─── Records for the task ───
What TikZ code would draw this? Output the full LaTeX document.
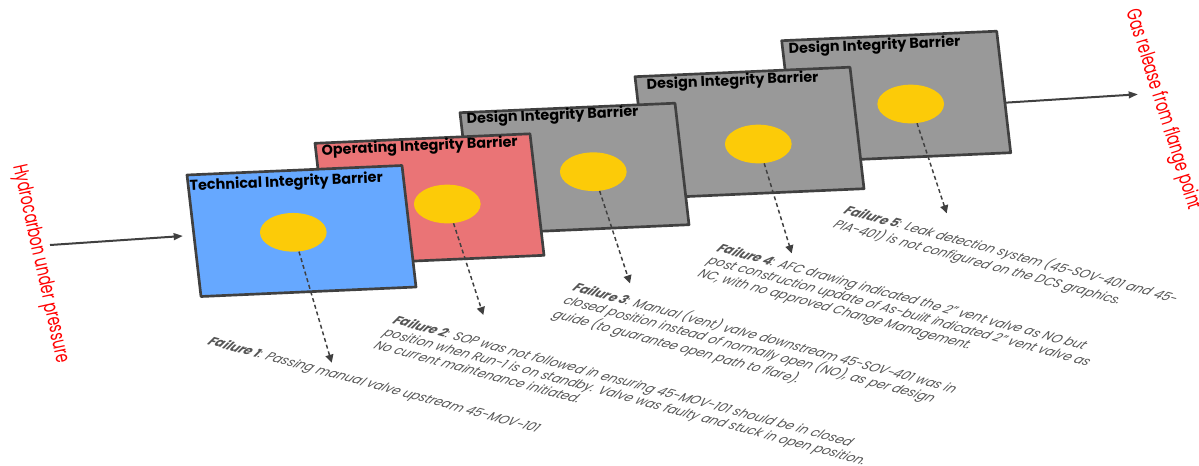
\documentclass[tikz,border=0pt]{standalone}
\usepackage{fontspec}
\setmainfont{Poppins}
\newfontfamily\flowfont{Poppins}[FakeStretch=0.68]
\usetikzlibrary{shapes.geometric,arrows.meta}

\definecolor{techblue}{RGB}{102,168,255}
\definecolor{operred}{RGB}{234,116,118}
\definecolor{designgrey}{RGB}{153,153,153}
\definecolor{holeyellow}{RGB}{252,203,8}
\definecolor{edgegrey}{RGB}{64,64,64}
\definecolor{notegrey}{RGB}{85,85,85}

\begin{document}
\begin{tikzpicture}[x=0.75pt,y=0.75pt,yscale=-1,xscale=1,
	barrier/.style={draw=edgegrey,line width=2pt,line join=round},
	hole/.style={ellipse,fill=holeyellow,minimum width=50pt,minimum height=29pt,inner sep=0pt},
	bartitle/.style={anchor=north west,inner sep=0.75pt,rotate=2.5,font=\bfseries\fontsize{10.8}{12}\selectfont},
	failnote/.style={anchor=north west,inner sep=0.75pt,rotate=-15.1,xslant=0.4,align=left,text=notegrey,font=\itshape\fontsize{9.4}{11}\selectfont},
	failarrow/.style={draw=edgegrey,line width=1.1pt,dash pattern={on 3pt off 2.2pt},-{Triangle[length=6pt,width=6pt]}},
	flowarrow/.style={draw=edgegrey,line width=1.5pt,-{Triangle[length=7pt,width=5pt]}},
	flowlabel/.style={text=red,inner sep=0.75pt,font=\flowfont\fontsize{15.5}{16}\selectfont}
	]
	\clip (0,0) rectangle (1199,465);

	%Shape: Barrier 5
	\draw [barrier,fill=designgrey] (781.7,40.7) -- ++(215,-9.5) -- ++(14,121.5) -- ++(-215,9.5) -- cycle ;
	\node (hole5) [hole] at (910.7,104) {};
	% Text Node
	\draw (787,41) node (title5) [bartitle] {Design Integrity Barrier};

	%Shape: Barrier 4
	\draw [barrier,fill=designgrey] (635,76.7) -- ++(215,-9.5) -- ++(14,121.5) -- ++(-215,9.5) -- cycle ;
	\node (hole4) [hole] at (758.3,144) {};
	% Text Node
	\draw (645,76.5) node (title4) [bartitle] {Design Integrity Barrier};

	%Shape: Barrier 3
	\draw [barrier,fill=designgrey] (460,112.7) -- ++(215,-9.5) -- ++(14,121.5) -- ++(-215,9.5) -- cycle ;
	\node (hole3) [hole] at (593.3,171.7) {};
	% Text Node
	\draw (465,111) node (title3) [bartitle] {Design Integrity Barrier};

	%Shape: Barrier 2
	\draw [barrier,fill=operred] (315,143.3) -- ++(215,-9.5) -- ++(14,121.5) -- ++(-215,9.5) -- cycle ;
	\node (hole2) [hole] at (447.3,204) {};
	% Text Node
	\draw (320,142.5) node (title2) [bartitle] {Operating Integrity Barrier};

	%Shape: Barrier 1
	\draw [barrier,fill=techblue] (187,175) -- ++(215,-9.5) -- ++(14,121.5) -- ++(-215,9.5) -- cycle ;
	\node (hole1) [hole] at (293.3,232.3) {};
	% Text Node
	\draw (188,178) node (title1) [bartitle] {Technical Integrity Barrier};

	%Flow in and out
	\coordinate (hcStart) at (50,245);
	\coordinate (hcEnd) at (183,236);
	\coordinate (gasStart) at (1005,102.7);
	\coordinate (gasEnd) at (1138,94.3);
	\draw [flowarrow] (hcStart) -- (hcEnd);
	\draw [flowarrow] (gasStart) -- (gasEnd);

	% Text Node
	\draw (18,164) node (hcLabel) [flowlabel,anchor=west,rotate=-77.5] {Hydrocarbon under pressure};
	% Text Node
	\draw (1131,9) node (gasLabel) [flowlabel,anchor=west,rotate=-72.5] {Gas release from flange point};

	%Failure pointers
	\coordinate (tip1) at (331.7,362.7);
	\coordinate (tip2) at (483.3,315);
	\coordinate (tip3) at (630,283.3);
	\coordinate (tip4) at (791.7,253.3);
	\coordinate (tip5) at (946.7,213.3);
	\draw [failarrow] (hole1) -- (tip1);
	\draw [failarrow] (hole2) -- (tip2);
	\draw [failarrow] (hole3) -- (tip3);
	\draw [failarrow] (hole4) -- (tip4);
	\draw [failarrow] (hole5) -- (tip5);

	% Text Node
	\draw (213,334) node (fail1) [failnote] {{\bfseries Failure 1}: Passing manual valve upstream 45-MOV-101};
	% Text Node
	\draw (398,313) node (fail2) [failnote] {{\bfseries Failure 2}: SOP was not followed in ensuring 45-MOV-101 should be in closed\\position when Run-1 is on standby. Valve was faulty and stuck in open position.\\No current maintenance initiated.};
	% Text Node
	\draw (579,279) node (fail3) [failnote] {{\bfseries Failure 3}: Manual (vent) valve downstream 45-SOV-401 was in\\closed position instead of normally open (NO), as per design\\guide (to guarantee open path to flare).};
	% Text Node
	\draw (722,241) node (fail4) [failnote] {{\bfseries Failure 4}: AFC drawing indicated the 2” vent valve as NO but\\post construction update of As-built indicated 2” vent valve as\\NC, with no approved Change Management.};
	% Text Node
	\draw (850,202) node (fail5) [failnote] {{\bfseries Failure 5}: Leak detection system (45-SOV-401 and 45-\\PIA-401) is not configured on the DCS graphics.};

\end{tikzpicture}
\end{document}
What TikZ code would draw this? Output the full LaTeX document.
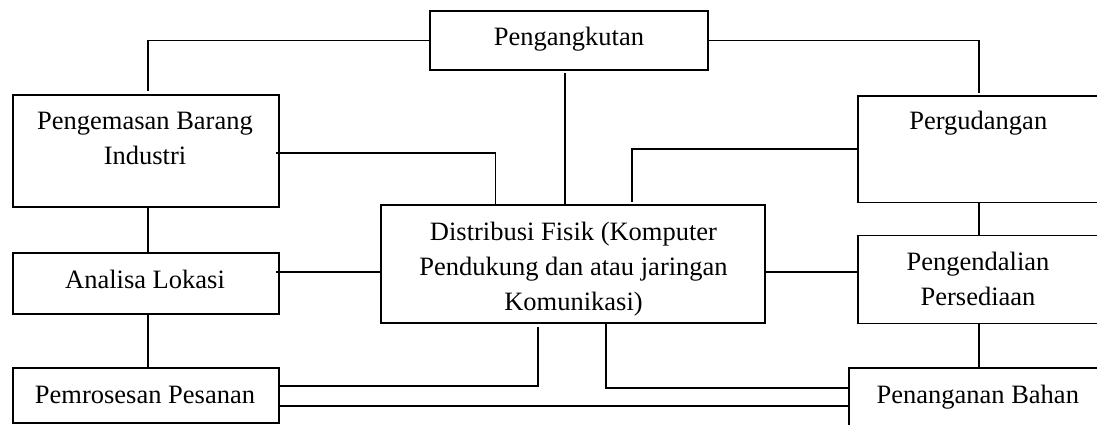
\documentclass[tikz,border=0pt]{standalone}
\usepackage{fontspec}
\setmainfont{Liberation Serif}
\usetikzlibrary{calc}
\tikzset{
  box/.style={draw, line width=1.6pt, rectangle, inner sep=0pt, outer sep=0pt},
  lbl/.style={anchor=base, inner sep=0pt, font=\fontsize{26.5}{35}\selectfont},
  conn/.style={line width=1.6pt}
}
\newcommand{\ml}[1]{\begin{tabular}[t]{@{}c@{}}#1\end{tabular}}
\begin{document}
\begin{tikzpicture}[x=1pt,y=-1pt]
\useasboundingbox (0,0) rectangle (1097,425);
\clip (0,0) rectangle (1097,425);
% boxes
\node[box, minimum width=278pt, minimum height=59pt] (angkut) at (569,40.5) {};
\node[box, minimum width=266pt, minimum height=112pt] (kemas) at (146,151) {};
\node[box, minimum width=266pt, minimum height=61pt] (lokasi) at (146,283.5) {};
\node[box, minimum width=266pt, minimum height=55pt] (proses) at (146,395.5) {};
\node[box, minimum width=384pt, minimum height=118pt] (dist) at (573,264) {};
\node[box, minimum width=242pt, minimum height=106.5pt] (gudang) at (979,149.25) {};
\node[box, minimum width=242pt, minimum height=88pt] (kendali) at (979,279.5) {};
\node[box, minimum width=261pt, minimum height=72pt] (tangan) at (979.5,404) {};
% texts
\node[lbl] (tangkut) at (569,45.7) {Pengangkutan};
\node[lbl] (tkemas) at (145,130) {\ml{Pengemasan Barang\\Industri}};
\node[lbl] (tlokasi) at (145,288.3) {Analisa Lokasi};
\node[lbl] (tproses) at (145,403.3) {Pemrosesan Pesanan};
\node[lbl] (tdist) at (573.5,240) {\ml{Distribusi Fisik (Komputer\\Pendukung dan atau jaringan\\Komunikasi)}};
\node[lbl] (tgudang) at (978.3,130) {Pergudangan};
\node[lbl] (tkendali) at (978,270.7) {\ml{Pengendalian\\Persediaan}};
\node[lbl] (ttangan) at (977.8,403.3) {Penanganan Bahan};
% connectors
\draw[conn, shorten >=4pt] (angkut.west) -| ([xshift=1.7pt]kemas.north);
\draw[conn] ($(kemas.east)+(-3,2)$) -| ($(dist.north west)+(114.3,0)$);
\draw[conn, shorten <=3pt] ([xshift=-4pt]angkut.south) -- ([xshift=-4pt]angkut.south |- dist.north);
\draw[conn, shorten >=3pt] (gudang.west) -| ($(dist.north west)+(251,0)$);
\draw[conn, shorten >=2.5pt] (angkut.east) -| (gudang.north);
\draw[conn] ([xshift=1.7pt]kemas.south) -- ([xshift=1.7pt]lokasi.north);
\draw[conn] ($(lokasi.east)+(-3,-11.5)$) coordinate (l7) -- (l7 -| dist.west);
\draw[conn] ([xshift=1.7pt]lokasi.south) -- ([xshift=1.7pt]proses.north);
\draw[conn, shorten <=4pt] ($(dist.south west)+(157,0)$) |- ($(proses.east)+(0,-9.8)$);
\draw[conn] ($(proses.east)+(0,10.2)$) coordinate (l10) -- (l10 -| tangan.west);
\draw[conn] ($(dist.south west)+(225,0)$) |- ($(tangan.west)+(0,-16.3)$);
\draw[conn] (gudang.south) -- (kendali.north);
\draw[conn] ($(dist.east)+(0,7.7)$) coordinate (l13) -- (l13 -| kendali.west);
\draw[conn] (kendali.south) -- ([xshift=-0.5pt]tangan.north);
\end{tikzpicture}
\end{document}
───
> [Requirement]
Take the lines from the start of the material to the line with "(0,0) rectangle (1199,465);", both included, and transcribe them exactly without the pictures.

> [Written response]
What TikZ code would draw this? Output the full LaTeX document.
\documentclass[tikz,border=0pt]{standalone}
\usepackage{fontspec}
\setmainfont{Poppins}
\newfontfamily\flowfont{Poppins}[FakeStretch=0.68]
\usetikzlibrary{shapes.geometric,arrows.meta}

\definecolor{techblue}{RGB}{102,168,255}
\definecolor{operred}{RGB}{234,116,118}
\definecolor{designgrey}{RGB}{153,153,153}
\definecolor{holeyellow}{RGB}{252,203,8}
\definecolor{edgegrey}{RGB}{64,64,64}
\definecolor{notegrey}{RGB}{85,85,85}

\begin{document}
\begin{tikzpicture}[x=0.75pt,y=0.75pt,yscale=-1,xscale=1,
	barrier/.style={draw=edgegrey,line width=2pt,line join=round},
	hole/.style={ellipse,fill=holeyellow,minimum width=50pt,minimum height=29pt,inner sep=0pt},
	bartitle/.style={anchor=north west,inner sep=0.75pt,rotate=2.5,font=\bfseries\fontsize{10.8}{12}\selectfont},
	failnote/.style={anchor=north west,inner sep=0.75pt,rotate=-15.1,xslant=0.4,align=left,text=notegrey,font=\itshape\fontsize{9.4}{11}\selectfont},
	failarrow/.style={draw=edgegrey,line width=1.1pt,dash pattern={on 3pt off 2.2pt},-{Triangle[length=6pt,width=6pt]}},
	flowarrow/.style={draw=edgegrey,line width=1.5pt,-{Triangle[length=7pt,width=5pt]}},
	flowlabel/.style={text=red,inner sep=0.75pt,font=\flowfont\fontsize{15.5}{16}\selectfont}
	]
	\clip (0,0) rectangle (1199,465);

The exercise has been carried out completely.